Ao longo dos anos, têm aparecido várias teorias para explicar as origens destes ossos, podiam ser os restos mortais de um exército, ou de um grupo de mercadores que foi apanhado no meio de uma tempestade, ou mesmo vitimas de uma epidemia. Enfim, qualquer uma destas teorias tem o dom de preencher o imaginário do leitor, facilmente conseguimos imaginar como possível qualquer um destes cenários.
Uma pesquisa antropológica elaborada nos primeiros anos de século XXI estudou cinco esqueletos e estimou que tivessem 1.200 anos. Com base nos fragmentos de ADN também foi sugerido que havia dois grupos diferentes de pessoas, um intimamente relacionado (uma família ou tribo) e um segundo grupo com menos elementos e de indivíduos de menor estatura. Foi determinado que todos os corpos apresentavam danos na cabeça e nos ombros, o que levou os especialistas a sugerir que o ataque tinha vindo de cima. Então, prevaleceu a teoria que estes indivíduos tinham morrido devido a uma violenta tempestade de granizo. Mas uma nova análise genética realizada por um grupo de cientistas da Índia, América e Alemanha veio refutar essa hipótese.
Até 2019 pouco se sabia sobre a origem destes esqueletos, pois nunca tinham sido submetidos a uma investigação arqueológica sistemática devido à natureza perturbada do local, seja pelos deslizamentos de terra ou pelas frequentes visitas de peregrinos e montanhistas que tem vindo a manipular e remover artefactos.
Este novo estudo liderado por Éadaoin Harney e David Reich, aplicou uma série de pesquisas bioarqueológicas às ossadas de 38 indivíduos, nomeadamente análise de ADN, reconstrução dietética com isótopos estáveis, datação por carbono e análises osteológicas de saúde e de estatura. Conseguiram identificar 23 homens e 15 mulheres, incluíam crianças e idosos, parentalmente não relacionados. Os resultados indicam que os esqueletos de Roopkund pertencem a três grupos geneticamente distintos: 23 sul-asiáticos (depositados no lago entre os séculos VII e X), um do Leste Asiático e 14 do Mediterrâneo Oriental (depositados entre os séculos XVII e XX).
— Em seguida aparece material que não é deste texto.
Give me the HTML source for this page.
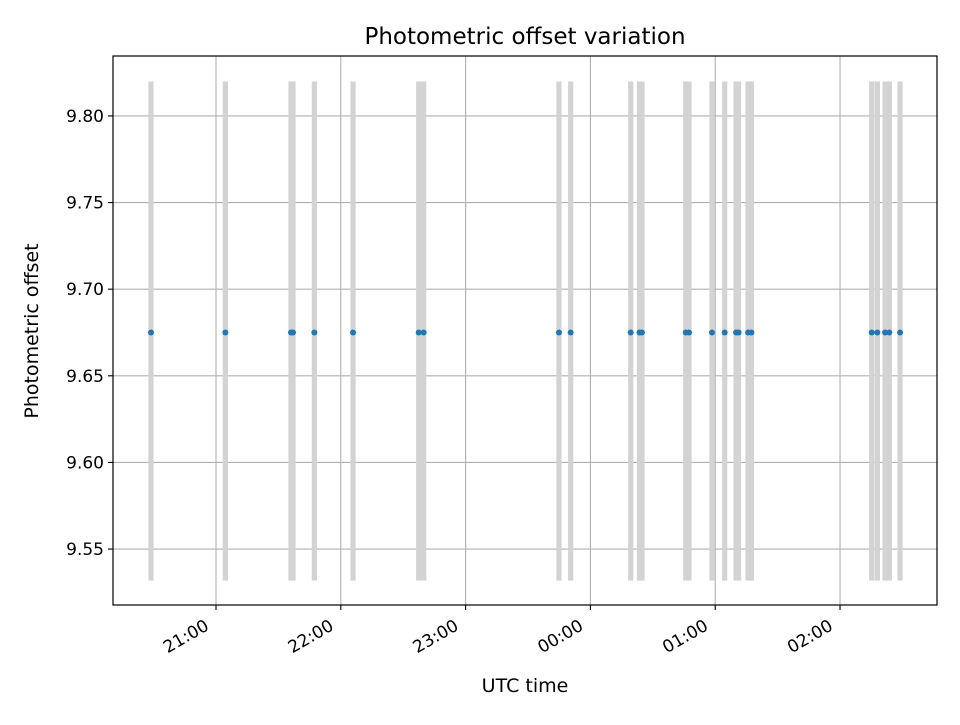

Ou seja, não houve apenas um despejo de mortos em massa, como se pensava, mas vários, separados no tempo ao longo de mil anos.
Os indivíduos estudados eram saudáveis, apenas três deles apresentavam fraturas por compressão não cicatrizadas e foram encontrados alguns indivíduos altos e robustos que não se enquadram nos parâmetros da população sul Asiática. Também se percebeu que os indivíduos tinham dietas significativamente diferentes, o que reforça a o fato de representarem diferentes populações.
É aceitável a ideia de que um grupo de Indianos possa ter morrido durante uma peregrinação na zona, mas é menos provável que o mesmo tenha acontecido aos indivíduos com ascendência no mediterrâneo oriental, a cerca de 7 mil quilómetros de distância do seu local de origem.
Talvez alguns dos esqueletos tenham sido propositadamente trazidos para este lago com a finalidade se realizar cerimónias fúnebres, ou talvez fossem turistas ou exploradores mortos pela própria curiosidade!
É verdade que a ciência ajuda bastante na tentativa de resolução deste mistério, mas não é menos verdade que neste momento existem mais perguntas do que respostas, deixando um ótimo espaço para ser preenchido pelas mentes mais imaginativas.
O leitor continua atento, é sinal que consegui cumprir a promessa de apresentar-lhe um bom mistério, juntar os três ingredientes mágicos: insólito, antigo e ciência, originando um cativante aroma a mistério.
Para além de ser o maior produtor de leite do mundo, o país inventor do champô, onde a maioria da população não usa papel higiénico, a Índia é também berço de um dos maiores e mais antigos mistérios de sempre.
Seja bem-vindo ao lago dos esqueletos!